I like to set it up and let my friends try it without telling them much of what to expect. Their eyes usually light up and they soon start talking about what a great practice aid this would be. It is really good for roughing out songs.

A close replica of my favorite sound can be found by trying effect 14, Jazz guitar. With this device I can record an electric guitar or add the effects to an acoustic that is recorded using the built in acoustic mic on the recorder. So I might not be able to hear the effect without head phones but my signature sound is recorded with the acoustic guitar. You might not get a finished product using this technique but for working out new songs, it's pretty remarkable.

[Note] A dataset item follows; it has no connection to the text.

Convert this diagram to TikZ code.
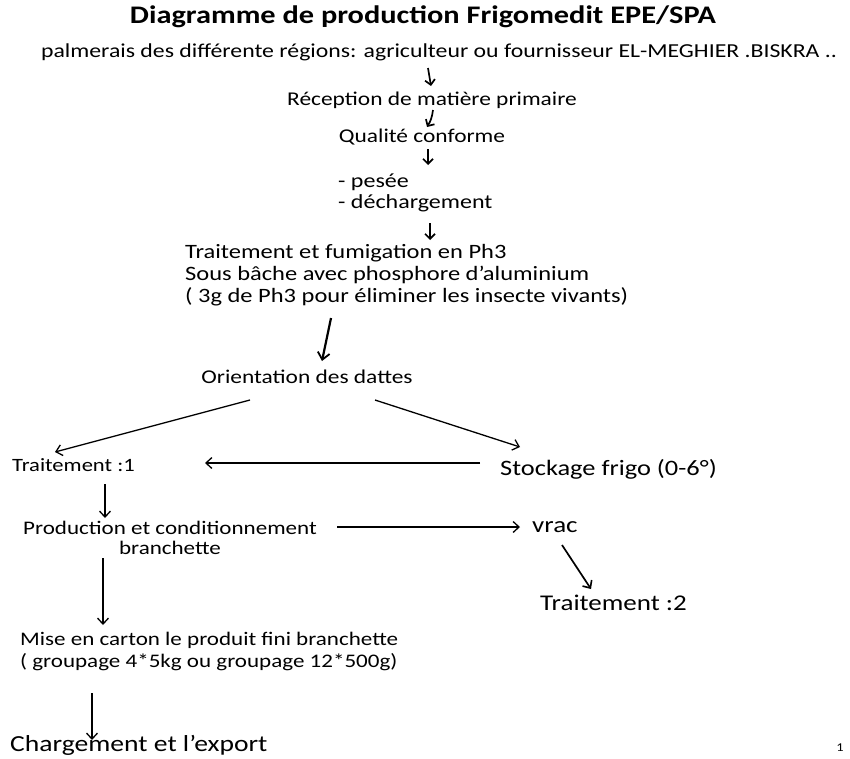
\documentclass[tikz,border=0pt]{standalone}
\usepackage{fontspec}
\setmainfont[FakeStretch=1.2]{Carlito}
\usetikzlibrary{arrows.meta}
\begin{document}
\begin{tikzpicture}[x=1pt,y=-1pt,
  txt/.style={inner sep=0pt, font=\fontsize{19.5}{24}\selectfont},
  sarr/.style={-{Straight Barb[length=5pt,width=10pt,line width=1.7pt]}, line width=1.7pt},
  barr/.style={-{Straight Barb[length=7pt,width=12pt,line width=1.8pt]}, line width=2.2pt},
  larr/.style={-{Straight Barb[length=6pt,width=11pt,line width=1.3pt]}, line width=1.3pt},
  marr/.style={-{Straight Barb[length=6pt,width=11pt,line width=1.6pt]}, line width=1.7pt}]
\useasboundingbox (0,0) rectangle (850,758);
\fill[white] (0,0) rectangle (850,758);
\node[inner sep=0pt,font=\bfseries\fontsize{25.3}{30}\selectfont] (title) at (423,17) {Diagramme de production Frigomedit EPE/SPA};
\node[txt, font=\fontsize{19.8}{24}\selectfont] (palm) at (439,52) {palmerais des différente régions: agriculteur ou fournisseur EL-MEGHIER .BISKRA ..};
\node[txt] (recep) at (432,100) {Réception de matière primaire};
\node[txt] (qual) at (422,137) {Qualité conforme};
\node[txt, anchor=west, align=left, font=\fontsize{20}{21}\selectfont] (pes) at (338,193) {- pesée\\- déchargement};
\node[txt, anchor=west, align=left, font=\fontsize{20.4}{22}\selectfont] (trait) at (185,275) {Traitement et fumigation en Ph3\\Sous bâche avec phosphore d’aluminium\\( 3g de Ph3 pour éliminer les insecte vivants)};
\node[txt] (orient) at (307,377) {Orientation des dattes};
\node[txt, anchor=west, font=\fontsize{18.8}{20}\selectfont] (t1) at (12,465) {Traitement :1};
\node[txt, anchor=west, font=\fontsize{22}{26}\selectfont] (stock) at (500,469) {Stockage frigo (0-6°)};
\node[txt, align=center, font=\fontsize{19.2}{20}\selectfont] (prod) at (170,538) {Production et conditionnement\\branchette};
\node[txt, anchor=west, font=\fontsize{22.5}{26}\selectfont] (vrac) at (532,527) {vrac};
\node[txt, anchor=west, font=\fontsize{22.5}{26}\selectfont] (t2) at (540,603) {Traitement :2};
\node[txt, anchor=west, align=left, font=\fontsize{19.2}{22}\selectfont] (mise) at (20,651) {Mise en carton le produit fini branchette\\( groupage 4*5kg ou groupage 12*500g)};
\node[txt, anchor=west, font=\fontsize{23}{28}\selectfont] (charg) at (10,745) {Chargement et l’export};
\node[txt, font=\fontsize{12}{14}\selectfont] (page) at (840,748) {1};
% connectors
\draw[sarr] ([shift={(-11,16)}]palm.center) -- ([shift={(-1,-14)}]recep.center);
\draw[sarr] ([shift={(1,10)}]recep.center) to[bend left=12] ([shift={(5,-10)}]qual.center);
\draw[sarr] ([shift={(6,12)}]qual.center) -- ([shift={(90,-28)}]pes.west);
\draw[sarr] ([shift={(92,30)}]pes.west) -- ([shift={(245,-35)}]trait.west);
\draw[barr] ([shift={(146,43)}]trait.west) -- ([shift={(15,-16)}]orient.center);
\draw[larr] ([shift={(-57,23)}]orient.center) -- ([shift={(43,-13)}]t1.west);
\draw[larr] ([shift={(68,23)}]orient.center) -- ([shift={(20,-22)}]stock.west);
\draw[larr] ([shift={(-20,-6)}]stock.west) -- ([shift={(193,-2)}]t1.west);
\draw[larr] ([shift={(93,19)}]t1.west) -- ([shift={(-65,-20)}]prod.center);
\draw[larr] ([shift={(167,-11)}]prod.center) -- ([shift={(-12,0)}]vrac.west);
\draw[marr] ([shift={(30,18)}]vrac.west) -- ([shift={(51,-14)}]t2.west);
\draw[larr] ([shift={(-67,20)}]prod.center) -- ([shift={(83,-26)}]mise.west);
\draw[larr] ([shift={(72,42)}]mise.west) -- ([shift={(82,-5)}]charg.west);
\end{tikzpicture}
\end{document}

You can quickly work up some ideas and test them as song snippets. I am often astounded by an idea when it is played back. Sometimes I develop something and fail to really appreciate the effort until I hear it played back as a recording. Sometimes this can turn me around as to how I feel about the piece.

I am working on a nice song right now but I am having problems with some lyrics. My next attempt to finish this song will happen by recording the guitar parts and drums and then trying some different lyrics over the song while I am not playing my guitar. This way I can concentrate on the lyrics without the overhead of supporting the song with the guitar part at the same time. Isolating parts is a good way of fixing and cleaning them up.

The digital effect opportunities have exploded over the last few years. There are many different ways of creating a unique signature sound that supports what you are trying to do. If you believe in Santa Clause there is still time to tell him how good you have been and ask for some creative help. Santa plays too!